Right - I knew that, as I made clear. But still, intentional
or not, its humorous value didn't impress his point on *me* as
strongly as he wished it to, because of my admiration for what
the Wrights accomplished.

Plus, after I thought about, the parallel with Partch seemed
really interesting... I guess that however disparate their
lives were, the people one admires would naturally have a lot
in common.

> The quip was originally made in the context of AI (at its
> inception), regarding the potential folly of a paradigm that
> gets too excited about a speaking, artificial chess whiz...
> where 'bolting a 400-horsepower engine to a barn door' represents
> a (decidedly favorable) contrast to say, 'tying wings to your arms
> and flapping off the edge of a cliff' (like the birds do...).

Yes, well, the 'existing body of theory' regarding flight, to
which I referred, was mainly of the latter type... and it wasn't
very successful (... a real understatement).

-monz
http://www.ixpres.com/interval/monzo/homepage.html

🔗Kraig Grady <kraiggrady@anaphoria.com>

8/30/2000 7:15:16 PM

Paul!
As you know I do not accept that the Thai use 7 ET who like the Burmese and the Chopi
might say this is what they do. Measurements show substantial difference is a larger way that
western deviation from 12 ET. BTW I have a Chopi tuning sent to me by Andrew Tracy at
http://www.anaphoria.com/depos.html

Paul Erlich wrote:

> But to me, the transposability and uniformity of
> ETs are a very valuable feature, valuable enough
> to have led to the adoption of two of them by
> Western civilization and Thai civilization,
> respectively.

-- Kraig Grady
North American Embassy of Anaphoria island
www.anaphoria.com

🔗Paul Erlich <PERLICH@ACADIAN-ASSET.COM>

8/30/2000 7:59:47 PM

--- In tuning@egroups.com, Kraig Grady <
kraiggrady@a...> wrote:
> Paul!
> As you know I do not accept that the Thai use 7 ET who like the
Burmese and the Chopi
> might say this is what they do. Measurements show substantial
difference is a larger way that
> western deviation from 12 ET. BTW I have a Chopi tuning sent to me
by Andrew Tracy at
> http://www.anaphoria.com/depos.html

At the very least, the Thai system is a 7-tone "well-
temperament" -- they modulate their pentatonic
melodies around the circle of fifths, and conceive
of these as exact transpositions. As to the accuracy,
imagine having to tune 12-tET by playing
_melodies only_ and trying to make the diatonic
scale sound the same in all keys. This is akin to
how Thai musicians must tune their instruments --
they have no equivalents to the modern piano
tuner's "third tests", no fifths within 2 cents of just,
etc. -- it's a much more judgmental proposition.
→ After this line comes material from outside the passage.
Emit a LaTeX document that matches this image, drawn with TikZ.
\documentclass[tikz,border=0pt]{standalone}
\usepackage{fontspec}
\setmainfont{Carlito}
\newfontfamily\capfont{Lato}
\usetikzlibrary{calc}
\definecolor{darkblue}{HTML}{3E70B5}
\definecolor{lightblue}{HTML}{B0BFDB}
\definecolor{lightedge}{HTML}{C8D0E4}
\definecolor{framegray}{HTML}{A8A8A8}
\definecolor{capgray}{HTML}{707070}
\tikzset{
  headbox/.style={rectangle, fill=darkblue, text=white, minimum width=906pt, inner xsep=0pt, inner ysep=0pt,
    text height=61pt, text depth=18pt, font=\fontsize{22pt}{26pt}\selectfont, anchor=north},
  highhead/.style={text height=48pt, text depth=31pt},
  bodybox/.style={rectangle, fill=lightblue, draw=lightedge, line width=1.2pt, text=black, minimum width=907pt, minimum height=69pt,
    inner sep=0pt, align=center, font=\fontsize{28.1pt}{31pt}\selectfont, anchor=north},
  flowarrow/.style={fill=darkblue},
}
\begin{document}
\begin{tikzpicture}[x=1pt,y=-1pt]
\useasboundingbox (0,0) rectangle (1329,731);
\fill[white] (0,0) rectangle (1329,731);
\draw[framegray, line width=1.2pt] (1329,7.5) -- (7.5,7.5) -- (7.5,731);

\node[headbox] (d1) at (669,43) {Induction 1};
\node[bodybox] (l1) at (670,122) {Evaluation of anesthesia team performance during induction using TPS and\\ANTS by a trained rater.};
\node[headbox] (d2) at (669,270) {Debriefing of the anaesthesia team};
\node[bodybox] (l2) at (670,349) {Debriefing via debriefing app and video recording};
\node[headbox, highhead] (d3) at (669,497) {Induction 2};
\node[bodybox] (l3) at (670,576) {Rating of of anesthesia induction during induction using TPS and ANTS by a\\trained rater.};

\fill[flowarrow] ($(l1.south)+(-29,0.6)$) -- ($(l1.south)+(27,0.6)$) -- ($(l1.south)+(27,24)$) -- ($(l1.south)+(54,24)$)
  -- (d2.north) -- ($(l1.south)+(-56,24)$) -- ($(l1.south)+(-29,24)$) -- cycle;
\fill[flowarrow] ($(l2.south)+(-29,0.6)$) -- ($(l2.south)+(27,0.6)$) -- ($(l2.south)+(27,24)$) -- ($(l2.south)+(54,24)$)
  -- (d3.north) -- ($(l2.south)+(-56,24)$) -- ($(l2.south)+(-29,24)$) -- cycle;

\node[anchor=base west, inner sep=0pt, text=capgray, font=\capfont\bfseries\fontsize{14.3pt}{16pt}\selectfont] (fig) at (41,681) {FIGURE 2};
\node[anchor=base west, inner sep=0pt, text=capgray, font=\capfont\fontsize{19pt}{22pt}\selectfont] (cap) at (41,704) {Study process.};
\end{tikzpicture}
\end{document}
🔗D.Stearns <STEARNS@CAPECOD.NET>

8/31/2000 12:42:44 AM

Paul Erlich wrote,

> As to the accuracy, imagine having to tune 12-tET by playing
_melodies only_ and trying to make the diatonic scale sound the same
in all keys.

Hey, I've tried exactly this same approach with some equal tunings
just to try and get "something else" out of them. And in fact, a bunch
of my newer pieces are using some tunings (i.e., 5, 6, 7, 8, 9, 10 and
11 note scales, many of which don't resolve at the octave) that were
derived by ear on the fretless guitar and then taken to the keyboard,
tuning tables, (etc.), and the results, to my ears anyway, have been
very "fresh." I'm really excited by this process so far -- boatloads
of spectacularly odd and inveigling "incidental harmonies"!

Dan

🔗D.Stearns <STEARNS@CAPECOD.NET>

8/31/2000 11:01:57 PM

Joe Monzo wrote,

> Stearns has invented a very simple modification of 72-tET notation
into 144-tET,

Hey Joe, thanks for the kind words and stuff... I just wanted to add
that my initial hope for the 144-tET notation was a pretty simple (and
for me) practical one. At that time I still had some dim and wayward
wisp of a hope that some of my pieces might someday be performed by
someone other than myself, and I saw this as the best bet, notation
wise anyway, for free pitch instruments to legitimately approximate
the various composites of tuning systems that I was using. My
reasoning was that those who could already tackle the 72-tET
notation -- which I had learned from Joe Maneri, or more accurately
from Joe's book which he had kindly given to me -- could then approach
the modified glyphs much as most performers tend to approach the
various varieties of quartertone notations: as a note approximately
halfway between one (familiar) note and another. Needless to say none
of this ever happened, but I went ahead with the notational conversion
of a lot of scores anyway as I was on a roll (to nowhere of course).